_Task objective_. Copy out each line that includes the word "this".

^^^^^^^^

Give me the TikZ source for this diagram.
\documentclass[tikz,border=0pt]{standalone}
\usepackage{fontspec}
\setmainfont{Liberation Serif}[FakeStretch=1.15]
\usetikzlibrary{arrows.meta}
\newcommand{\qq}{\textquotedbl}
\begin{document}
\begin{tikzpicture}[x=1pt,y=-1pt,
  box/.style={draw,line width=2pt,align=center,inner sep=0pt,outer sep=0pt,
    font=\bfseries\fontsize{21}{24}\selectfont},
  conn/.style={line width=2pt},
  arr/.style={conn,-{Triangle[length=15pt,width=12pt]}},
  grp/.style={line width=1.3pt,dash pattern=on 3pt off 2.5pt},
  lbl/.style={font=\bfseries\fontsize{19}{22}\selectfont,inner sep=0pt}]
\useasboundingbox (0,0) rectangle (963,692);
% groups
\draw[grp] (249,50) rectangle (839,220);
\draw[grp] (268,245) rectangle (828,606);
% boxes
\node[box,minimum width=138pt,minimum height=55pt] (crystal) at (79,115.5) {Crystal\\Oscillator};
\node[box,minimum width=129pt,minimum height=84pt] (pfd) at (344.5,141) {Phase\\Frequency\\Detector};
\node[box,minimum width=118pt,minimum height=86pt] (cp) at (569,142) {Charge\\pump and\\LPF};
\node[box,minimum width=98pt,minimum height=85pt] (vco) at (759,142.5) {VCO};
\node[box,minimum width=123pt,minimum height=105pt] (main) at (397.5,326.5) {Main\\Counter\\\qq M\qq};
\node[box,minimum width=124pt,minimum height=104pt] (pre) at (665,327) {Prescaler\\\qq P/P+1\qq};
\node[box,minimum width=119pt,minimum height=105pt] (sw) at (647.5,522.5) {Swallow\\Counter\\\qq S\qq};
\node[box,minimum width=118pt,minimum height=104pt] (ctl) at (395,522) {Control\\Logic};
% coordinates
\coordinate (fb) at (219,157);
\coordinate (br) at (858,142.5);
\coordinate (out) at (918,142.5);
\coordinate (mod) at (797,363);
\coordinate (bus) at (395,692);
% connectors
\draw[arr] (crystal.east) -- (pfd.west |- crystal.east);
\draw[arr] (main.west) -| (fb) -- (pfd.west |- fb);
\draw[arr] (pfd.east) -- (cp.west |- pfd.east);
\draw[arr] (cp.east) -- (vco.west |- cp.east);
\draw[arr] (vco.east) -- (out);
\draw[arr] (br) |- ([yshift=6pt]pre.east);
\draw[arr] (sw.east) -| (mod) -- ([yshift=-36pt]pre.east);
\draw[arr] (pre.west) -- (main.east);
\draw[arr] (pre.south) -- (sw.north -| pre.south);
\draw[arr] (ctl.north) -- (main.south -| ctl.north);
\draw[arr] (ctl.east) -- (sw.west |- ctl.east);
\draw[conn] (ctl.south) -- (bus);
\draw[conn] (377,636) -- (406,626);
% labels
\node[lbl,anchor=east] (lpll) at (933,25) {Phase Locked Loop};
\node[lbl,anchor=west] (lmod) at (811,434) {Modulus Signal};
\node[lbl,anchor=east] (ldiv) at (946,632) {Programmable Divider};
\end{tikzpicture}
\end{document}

^^^^^^^^

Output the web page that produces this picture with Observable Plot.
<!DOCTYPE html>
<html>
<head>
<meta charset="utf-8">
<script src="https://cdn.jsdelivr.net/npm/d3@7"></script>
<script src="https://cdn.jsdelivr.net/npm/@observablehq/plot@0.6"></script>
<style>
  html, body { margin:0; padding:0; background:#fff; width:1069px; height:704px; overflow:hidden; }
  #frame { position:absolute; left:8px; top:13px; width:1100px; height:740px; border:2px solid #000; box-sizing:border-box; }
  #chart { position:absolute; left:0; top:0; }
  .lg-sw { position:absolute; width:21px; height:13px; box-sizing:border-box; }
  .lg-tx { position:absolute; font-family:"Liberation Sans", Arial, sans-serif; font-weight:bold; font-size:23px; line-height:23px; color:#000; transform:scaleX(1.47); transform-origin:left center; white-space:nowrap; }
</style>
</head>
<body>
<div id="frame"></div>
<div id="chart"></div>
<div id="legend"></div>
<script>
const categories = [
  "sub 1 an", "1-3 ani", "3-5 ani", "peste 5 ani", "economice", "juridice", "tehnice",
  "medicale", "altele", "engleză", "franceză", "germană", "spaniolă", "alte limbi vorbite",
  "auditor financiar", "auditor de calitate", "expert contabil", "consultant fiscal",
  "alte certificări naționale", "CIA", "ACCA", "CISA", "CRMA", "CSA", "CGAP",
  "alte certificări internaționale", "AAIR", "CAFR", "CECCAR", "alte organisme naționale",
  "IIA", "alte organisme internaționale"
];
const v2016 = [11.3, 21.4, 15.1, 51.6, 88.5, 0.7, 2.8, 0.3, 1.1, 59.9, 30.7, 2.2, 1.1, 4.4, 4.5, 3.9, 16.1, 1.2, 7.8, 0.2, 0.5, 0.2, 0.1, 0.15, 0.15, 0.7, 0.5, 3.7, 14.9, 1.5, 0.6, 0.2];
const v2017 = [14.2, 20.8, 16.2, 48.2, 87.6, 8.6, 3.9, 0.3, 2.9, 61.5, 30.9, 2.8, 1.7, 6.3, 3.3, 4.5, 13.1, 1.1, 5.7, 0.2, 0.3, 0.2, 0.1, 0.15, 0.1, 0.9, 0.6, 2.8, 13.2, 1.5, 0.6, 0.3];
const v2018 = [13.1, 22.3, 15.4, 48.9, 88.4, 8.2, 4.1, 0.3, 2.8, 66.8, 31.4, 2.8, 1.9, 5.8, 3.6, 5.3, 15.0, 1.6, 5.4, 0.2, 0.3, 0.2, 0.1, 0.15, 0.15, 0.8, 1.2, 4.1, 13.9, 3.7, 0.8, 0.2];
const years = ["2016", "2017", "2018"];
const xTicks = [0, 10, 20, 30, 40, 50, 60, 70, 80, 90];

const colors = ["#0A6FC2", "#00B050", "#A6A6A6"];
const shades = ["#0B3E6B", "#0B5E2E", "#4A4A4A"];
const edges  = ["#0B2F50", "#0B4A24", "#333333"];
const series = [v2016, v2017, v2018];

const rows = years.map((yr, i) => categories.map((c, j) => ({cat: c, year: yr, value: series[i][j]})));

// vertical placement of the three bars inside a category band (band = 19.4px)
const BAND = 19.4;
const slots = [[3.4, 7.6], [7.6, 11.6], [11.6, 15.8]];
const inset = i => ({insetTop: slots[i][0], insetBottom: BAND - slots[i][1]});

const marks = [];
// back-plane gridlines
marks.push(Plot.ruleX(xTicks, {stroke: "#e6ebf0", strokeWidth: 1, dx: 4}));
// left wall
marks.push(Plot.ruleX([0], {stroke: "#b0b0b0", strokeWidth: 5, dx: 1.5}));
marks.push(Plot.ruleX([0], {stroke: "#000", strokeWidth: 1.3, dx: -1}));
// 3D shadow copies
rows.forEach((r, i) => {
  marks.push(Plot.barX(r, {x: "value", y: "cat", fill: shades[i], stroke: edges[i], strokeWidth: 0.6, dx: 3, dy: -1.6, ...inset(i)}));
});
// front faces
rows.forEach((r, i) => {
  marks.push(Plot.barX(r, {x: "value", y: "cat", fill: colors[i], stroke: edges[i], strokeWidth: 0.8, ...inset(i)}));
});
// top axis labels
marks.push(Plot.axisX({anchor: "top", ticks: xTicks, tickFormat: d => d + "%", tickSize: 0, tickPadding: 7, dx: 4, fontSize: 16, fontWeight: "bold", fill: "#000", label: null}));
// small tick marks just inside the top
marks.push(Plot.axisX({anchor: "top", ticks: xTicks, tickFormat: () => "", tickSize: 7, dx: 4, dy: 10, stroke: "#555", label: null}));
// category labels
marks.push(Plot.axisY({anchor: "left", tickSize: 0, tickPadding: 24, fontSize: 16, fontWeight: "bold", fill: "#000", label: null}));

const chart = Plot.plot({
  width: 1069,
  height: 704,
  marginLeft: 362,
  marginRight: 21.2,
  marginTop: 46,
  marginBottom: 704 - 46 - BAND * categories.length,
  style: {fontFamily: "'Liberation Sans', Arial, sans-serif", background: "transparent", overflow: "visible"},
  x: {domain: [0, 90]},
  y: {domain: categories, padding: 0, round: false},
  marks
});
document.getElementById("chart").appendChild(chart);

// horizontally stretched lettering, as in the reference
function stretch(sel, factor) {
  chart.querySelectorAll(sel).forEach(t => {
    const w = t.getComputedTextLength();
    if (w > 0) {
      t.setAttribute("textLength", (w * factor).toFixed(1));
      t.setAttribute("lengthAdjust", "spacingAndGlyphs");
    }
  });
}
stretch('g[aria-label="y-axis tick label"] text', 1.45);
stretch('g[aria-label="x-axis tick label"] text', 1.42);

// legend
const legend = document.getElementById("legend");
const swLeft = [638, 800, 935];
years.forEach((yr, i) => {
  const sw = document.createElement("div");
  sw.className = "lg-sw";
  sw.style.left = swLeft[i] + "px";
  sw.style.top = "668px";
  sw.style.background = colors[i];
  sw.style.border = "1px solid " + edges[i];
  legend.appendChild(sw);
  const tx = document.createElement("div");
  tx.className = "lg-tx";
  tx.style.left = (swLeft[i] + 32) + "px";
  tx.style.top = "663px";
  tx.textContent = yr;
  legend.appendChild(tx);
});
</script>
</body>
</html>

^^^^^^^^

_Written response_.
Give me the TikZ source for this diagram.
Output the web page that produces this picture with Observable Plot.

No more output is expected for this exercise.